5. Raquel de Queiroz
Raquel de Queiroz nasceu em 1910 em Fortaleza, no Ceará, descendendo pelo lado materno de José de Alencar. Fugindo da seca em 1915, vai para o Rio de Janeiro em 1917, fato que mais tarde a inspirou a escrever seu livro de estreia O Quinze. Em 1927, torna-se colaboradora do jornal O Ceará. Um episódio curioso sobre ela conta que ao trabalhar como professora substituta de História no colégio onde havia se formado, acabou ganhando o concurso de “Rainha dos Estudantes”. Durante a festa de coroação com a presença do governador do Estado, chega a notícia do assassinato de João Pessoa.
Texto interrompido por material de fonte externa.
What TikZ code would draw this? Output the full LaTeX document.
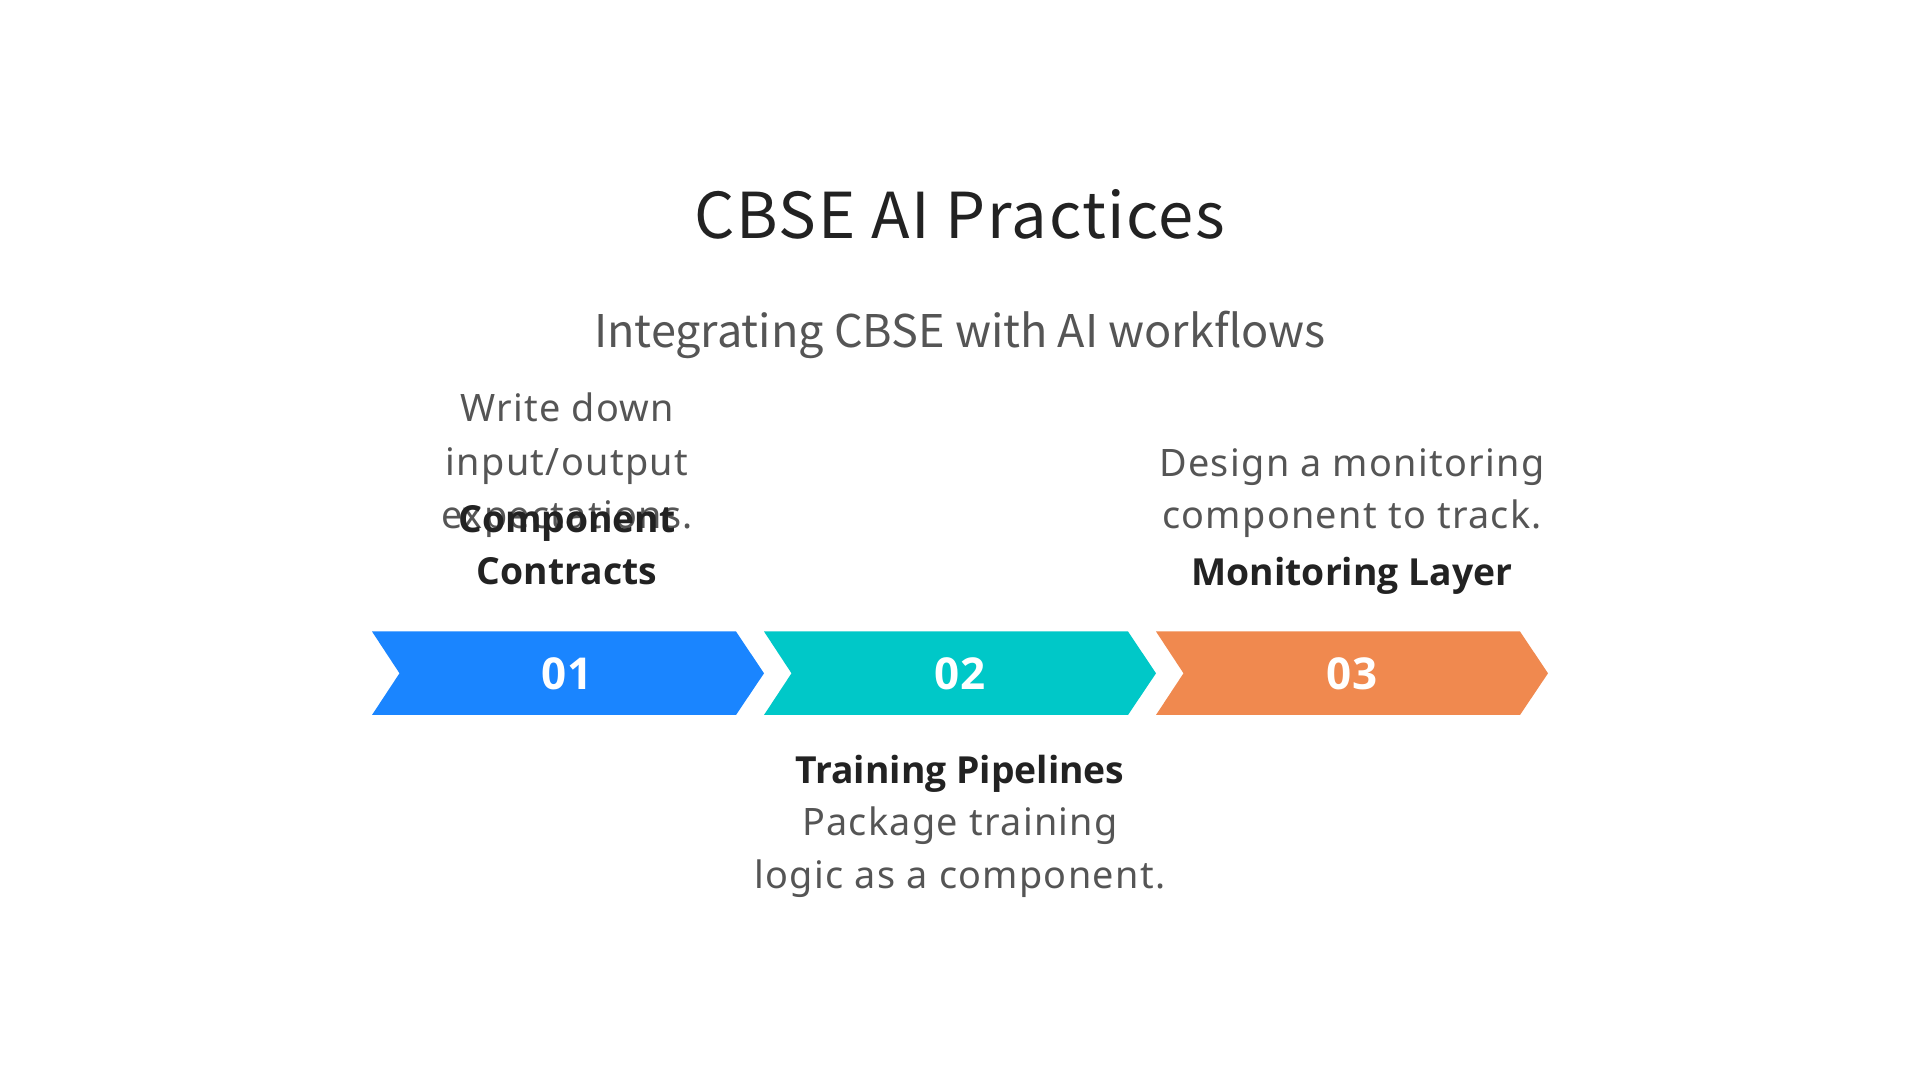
\documentclass[tikz,border=0pt]{standalone}
\usepackage{fontspec}
\setmainfont{Noto Sans}
\newfontfamily\headfont[LetterSpace=2.5]{Noto Sans CJK SC}
\newfontfamily\subfont{Noto Sans CJK SC}
\newfontfamily\descfont[LetterSpace=3.5]{Noto Sans}
\newfontfamily\boldfont{Open Sans}
\definecolor{cblue}{HTML}{1A85FF}
\definecolor{cteal}{HTML}{00C8C8}
\definecolor{corange}{HTML}{F0894F}
\definecolor{tdark}{HTML}{222222}
\definecolor{tgray}{HTML}{555555}
\begin{document}
\begin{tikzpicture}[x=0.01cm,y=-0.01cm,
  titletext/.style={anchor=base,inner sep=0pt,text=tdark,font=\headfont\fontsize{18}{22}\selectfont},
  subtext/.style={anchor=base,inner sep=0pt,text=tgray,font=\subfont\fontsize{12.8}{15}\selectfont},
  desctext/.style={anchor=base,inner sep=0pt,text=tgray,font=\descfont\fontsize{10.75}{13}\selectfont},
  headtext/.style={anchor=base,inner sep=0pt,text=tdark,font=\boldfont\bfseries\fontsize{10.6}{13}\selectfont},
  numtext/.style={anchor=base,inner sep=0pt,text=white,font=\boldfont\bfseries\fontsize{12.5}{15}\selectfont},
  chevron/.style={draw=none}]
\useasboundingbox[fill=white] (0,0) rectangle (1920,1080);
% title
\node[titletext] (title) at (960,238.5) {CBSE AI Practices};
\node[subtext] (subtitle) at (960,347.7) {Integrating CBSE with AI workflows};
% chevrons
\fill[cblue,chevron] (372,631.5) -- (736,631.5) -- (764,673.3) -- (736,715) -- (372,715) -- (399.5,673.3) -- cycle;
\fill[cteal,chevron] (764,631.5) -- (1128,631.5) -- (1156,673.3) -- (1128,715) -- (764,715) -- (791.5,673.3) -- cycle;
\fill[corange,chevron] (1156,631.5) -- (1520,631.5) -- (1548,673.3) -- (1520,715) -- (1156,715) -- (1183.5,673.3) -- cycle;
\node[numtext] (n1) at (567,690) {01};
\node[numtext] (n2) at (960,690) {02};
\node[numtext] (n3) at (1352,690) {03};
% column 1
\node[desctext] (d1a) at (567,422) {Write down};
\node[desctext] (d1b) at (567,476) {input/output};
\node[desctext] (d1c) at (567,529) {expectations.};
\node[headtext] (h1a) at (567,533) {Component};
\node[headtext] (h1b) at (567,585) {Contracts};
% column 2
\node[headtext] (h2) at (960,783.5) {Training Pipelines};
\node[desctext] (d2a) at (960,836) {Package training};
\node[desctext] (d2b) at (960,888.5) {logic as a component.};
% column 3
\node[desctext] (d3a) at (1352,476.5) {Design a monitoring};
\node[desctext] (d3b) at (1352,529) {component to track.};
\node[headtext] (h3) at (1352,585.5) {Monitoring Layer};
\end{tikzpicture}
\end{document}
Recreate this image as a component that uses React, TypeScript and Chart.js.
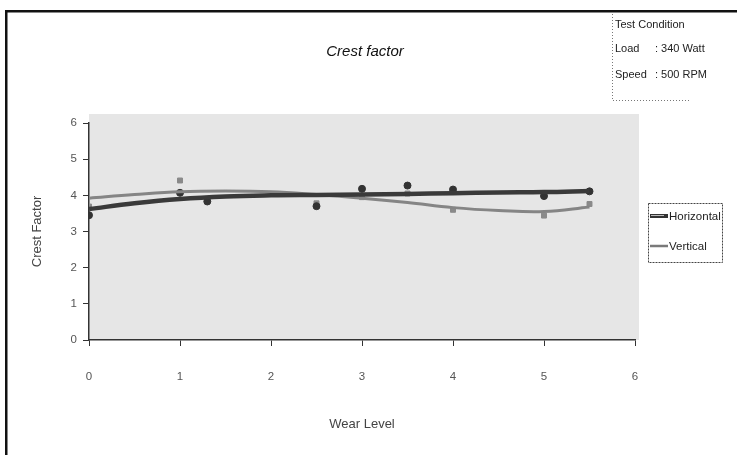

Raquel então joga a coroa ao chão e sai às pressas do local com uma única explicação: “sou repórter”. Quando retorna à Fortaleza, por volta de 1931, ajuda a fundar o PC cearense, mas quando é obrigada a submeter um livro seu a um comitê do partido antes de publicá-lo e este não o aprova porque na estória um operário matava o outro, rompe com o partido. Publica o livro pela editora Schmidt, do Rio, e muda-se para São Paulo, onde se aproxima do grupo trotskista, mas acaba rompendo de vez com a esquerda quando chega a notícia de que uma picareta de quebrar gelo, por ordem de Stálin, havia esmigalhado o crânio de Trótski.
6. Máximo Gorki
Seu nome verdadeiro era Alexei Peshkov, nasceu em 1868 em uma família pobre numa pequena vila da Rússia. Ficou órfão aos cinco anos e desde cedo trabalhou em pequenos ofícios para sobreviver, tendo frequentado apenas alguns anos da escola primária. Gorki foi um exemplo de escritor autodidata e mesmo assim tornou-se um dos maiores escritores do regime soviético e um dos grandes nomes da literatura do século 20. Foi também autor de muitas peças teatrais e é um dos autores mais encenados no mundo até hoje. Suas primeiras obras foram os Pequenos Burgueses e Albergue Noturno encenadas no Teatro de Moscou em 1902. Foi perseguido pelo regime czarista e teve que exilar-se na Europa e Estados Unidos. Retornou à Rússia depois da revolução de 1917 mas desentendeu-se com líderes bolchevistas e teve que se exilar novamente. Mas, ao voltar para seu país natal em 1928, foi festejado como maior escritor do regime comunista. Segundo críticos, a obra de Gorki é centrada no submundo russo que ele bem conhecia por nele ter vivido, o que confere autenticidade, vigor e emoção aos seus escritos.
7. Graciliano Ramos
Graciliano Ramos nasceu em 1892 na cidade de Quebrângulo no sertão nordestino em Alagoas e é considerado o melhor ficcionista do modernismo, e sua obra foi traduzida para vários países. Seu romance mais importante, escrito em 1938, Vidas Secas, ganhou o Prêmio da Fundação William Faulkner dos Estados Unidos. Esteve preso de 1936 a 1937 acusado de participar do movimento de esquerda, e essa experiência pessoal e triste de sua vida foi narrada em seu livro Memórias do Cárcere. Embora suas obras tratem de problemas do Nordeste brasileiro, apresentam também uma visão crítica das relações humanas.
8. Carlos Fuentes
Carlos Fuentes nasceu no Panamá em 1928, mas naturalizou-se mexicano em 1944. É considerado um dos maiores romancistas de língua espanhola na América Latina ao lado de outros grandes nomes. Estreou como romancista em 1958 com a novela A Região Mais Transparente e foi outro autor que se destacou com o estilo do “realismo fantástico”. A obra Gringo Velho, de 1985, foi adaptada para o cinema e O Espelho Enterrado, de 1992, é um ensaio onde Fuentes compara a arte anglo-saxônica e a hispânica. Sua extensa obra ficcional, composta de 22 romances e nove coletâneas de contos, constitui um amplo panorama da história mexicana. Diplomata e intelectual atuante, ele se orientava por uma concepção de esquerda democrática. Foi por muito tempo um crítico dos desmandos do Partido Revolucionário Institucional no México (PRI), que teve predominância no poder desde 1929 até 2000.